Sloan’s experiences covering international breaking stories gave her the experience she needed become a foreign correspondent. She was given the position of European Radio Coordinator for AP based in London. Coincidentally, one of her schoolmates from Middlebury, Frank Sesno, had held the position before Sloan.

During her 15 years at AP’s London office, she has reported all the major international events. When she began working at London’s AP office, AP’s radio network was very small and only had one foreign correspondent in London—Sloan.

“Whatever the big stories were, they were mine,” Sloan says. “It was really cool to see the most amazing things in the world.”

Sloan said the biggest story she covered while working in the field was Diana, Princess of Wales, death in 1997.

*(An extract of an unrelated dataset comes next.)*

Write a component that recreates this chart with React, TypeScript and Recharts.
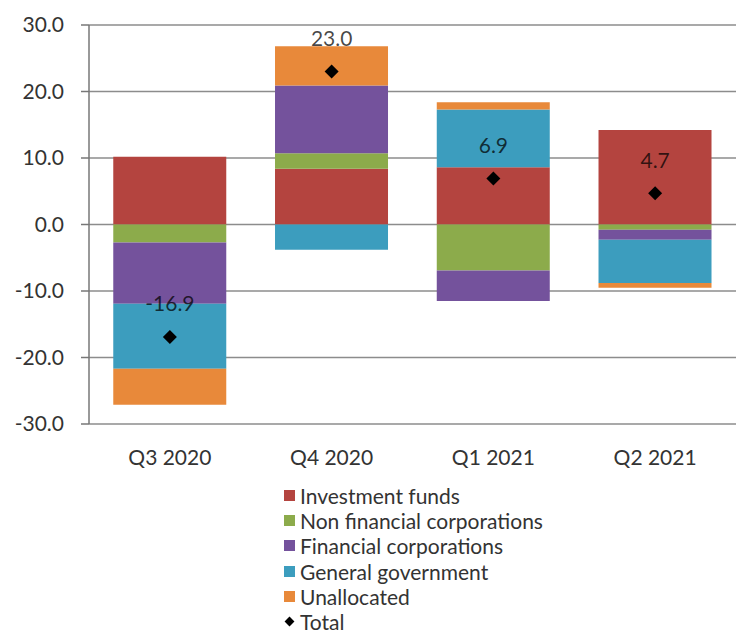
import React from "react";
import {
  ComposedChart,
  Bar,
  Line,
  XAxis,
  YAxis,
  CartesianGrid,
  LabelList,
} from "recharts";

const quarters = ["Q3 2020", "Q4 2020", "Q1 2021", "Q2 2021"];
const investmentFunds = [10.2, 8.4, 8.6, 14.2];
const nonFinancialCorps = [-2.7, 2.3, -6.9, -0.8];
const financialCorps = [-9.2, 10.2, -4.6, -1.5];
const generalGovernment = [-9.8, -3.8, 8.7, -6.5];
const unallocated = [-5.4, 5.9, 1.1, -0.7];
const totals = [-16.9, 23.0, 6.9, 4.7];
const yTicks = [-30, -20, -10, 0, 10, 20, 30];

const series = [
  { key: "if", name: "Investment funds", color: "#B4443F" },
  { key: "nf", name: "Non financial corporations", color: "#8CAB4B" },
  { key: "fc", name: "Financial corporations", color: "#74529C" },
  { key: "gg", name: "General government", color: "#3C9DBE" },
  { key: "un", name: "Unallocated", color: "#E8893A" },
];

const data = quarters.map((q, i) => ({
  q,
  if: investmentFunds[i],
  nf: nonFinancialCorps[i],
  fc: financialCorps[i],
  gg: generalGovernment[i],
  un: unallocated[i],
  total: totals[i],
}));

const FONT = "Lato, 'Open Sans', sans-serif";
const FS = 21;

const Diamond = (props: any) => {
  const { cx, cy } = props;
  if (cx == null || cy == null) return null;
  const r = 7;
  return (
    <path
      d={`M${cx},${cy - r} L${cx + r},${cy} L${cx},${cy + r} L${cx - r},${cy} Z`}
      fill="#000"
    />
  );
};

const TotalLabel = (props: any) => {
  const { x, y, value } = props;
  return (
    <text
      x={x}
      y={y - 34}
      textAnchor="middle"
      dominantBaseline="central"
      fontSize={FS}
      fontFamily={FONT}
      fill="#000"
      fillOpacity={0.72}
    >
      {Number(value).toFixed(1)}
    </text>
  );
};

export default function App() {
  return (
    <div
      style={{
        position: "fixed",
        left: 0,
        top: 0,
        width: 736,
        height: 635,
        background: "#fff",
        fontFamily: FONT,
        overflow: "hidden",
      }}
    >
      <ComposedChart
        width={736}
        height={480}
        data={data}
        stackOffset="sign"
        barCategoryGap="15%"
        margin={{ top: 25, right: 0, left: 0, bottom: 16 }}
      >
        <CartesianGrid vertical={false} stroke="#8c8c8c" strokeWidth={1.5} />
        <XAxis
          dataKey="q"
          axisLine={false}
          tickLine={false}
          tickSize={0}
          tickMargin={26}
          height={40}
          tick={{ fontSize: FS, fill: "#333", fontFamily: FONT }}
        />
        <YAxis
          domain={[-30, 30]}
          ticks={yTicks}
          width={89}
          tickSize={8}
          tickMargin={17}
          tickFormatter={(v) => Number(v).toFixed(1)}
          axisLine={{ stroke: "#777", strokeWidth: 1.5 }}
          tickLine={{ stroke: "#777", strokeWidth: 1.5 }}
          tick={{ fontSize: FS, fill: "#333", fontFamily: FONT }}
        />
        {series.map((s) => (
          <Bar
            key={s.key}
            dataKey={s.key}
            name={s.name}
            stackId="a"
            fill={s.color}
            isAnimationActive={false}
          />
        ))}
        <Line
          dataKey="total"
          name="Total"
          stroke="none"
          dot={<Diamond />}
          activeDot={false}
          isAnimationActive={false}
        >
          <LabelList dataKey="total" content={<TotalLabel />} />
        </Line>
      </ComposedChart>
      <div
        style={{
          position: "absolute",
          left: 284,
          top: 483,
          fontSize: FS,
          lineHeight: "21px",
          color: "#333",
        }}
      >
        {series.map((s) => (
          <div
            key={s.key}
            style={{ display: "flex", alignItems: "center", height: 25.2 }}
          >
            <span
              style={{
                width: 11,
                height: 11,
                background: s.color,
                marginRight: 5,
                display: "inline-block",
              }}
            />
            <span>{s.name}</span>
          </div>
        ))}
        <div style={{ display: "flex", alignItems: "center", height: 25.2 }}>
          <span
            style={{
              width: 7,
              height: 7,
              background: "#000",
              transform: "rotate(45deg)",
              margin: "0 7px 0 2px",
              display: "inline-block",
            }}
          />
          <span>Total</span>
        </div>
      </div>
    </div>
  );
}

“The death itself was such a shock, completely unexpected, and the mysterious nature of what happened means that there will likely be a certain level of speculation about it for years and years to come,” says Sloan.

Throughout her years reporting at the scene, Sloan spent a lot of time with the military in war zones and has traveled to Haiti and Somalia.

“I traveled to a lot of places that are not very nice to live in and not very nice to visit,” Sloan says. “It makes you very grateful for what you have.”

Sloan experienced tragedy during the 2005 London transit bombing. She had just transitioned to her new position as senior headline desk editor so she was reporting from inside the AP office.

“Having seen what happened in the States, it wasn’t unexpected, but that they went after public transportation was unexpected,” Sloan says. “There isn’t that much you can do, people still need to get on the Tube and get on the bus. There is very much that attitude that came out of World War II, that you just keep carrying on.”

In 2009, Sloan changed her focus again, and began working as AP’s content manager of international online video. Sloan attributes her Mizzou education to the ease of her recent transition from radio to video.

“What enabled me to make that change over to video was what I learned back at Mizzou in 1982, at KOMU and the courses in the J-School, about what you needed to do to put together TV stories,” Sloan says.

“What enabled me to make that change over to video was what I learned back at Mizzou in 1982, at KOMU and the courses in the J-School, about what you needed to do to put together TV stories,” Sloan says.

In addition to her formal education, after being the reporter out in the field, Sloan feels she is better prepared to package online stories.

“Being out in the field so long makes me better on the desk,” Sloan says. “I have a picture of what the story might be and how they should be presented. I know how to tell it, that’s my job as a storyteller.”

Sloan had found that her work in video has been more challenging than radio due to the added visual dimensions.

“I am a storyteller,” Sloan says. “While having video is a very powerful tool to add to your collection, you always have to be aware of it. It is always the driver. If you lack pictures, you don’t have a TV or video story.”

While Sloan may be thousands of miles away from MU, she has had the opportunity to work with a few journalism alumni throughout her career.

Sloan had some visitors stop by the AP offices from the School’s London Program during the summer of 2010. Missouri students along with Professor Suzette Heiman were taking a tour of the AP offices.

“Suzette stopped by my desk and said, ‘We are from Mizzou,’ and she found out I went there and almost had a heart attack,” Sloan says.

Sloan had the opportunity to talk to the students and even take advantage of a photo opportunity.

Looking back on her career thus far, Sloan attributes her success to the practical skills she learned during her formal education at the Missouri School of Journalism and her hands-on experiences at the local Columbia radio stations.

“If you didn’t have a practical program, you really wouldn’t know if you aren’t suited for this kind of work,” Sloan says. “You get some of that weeding-out process in school.”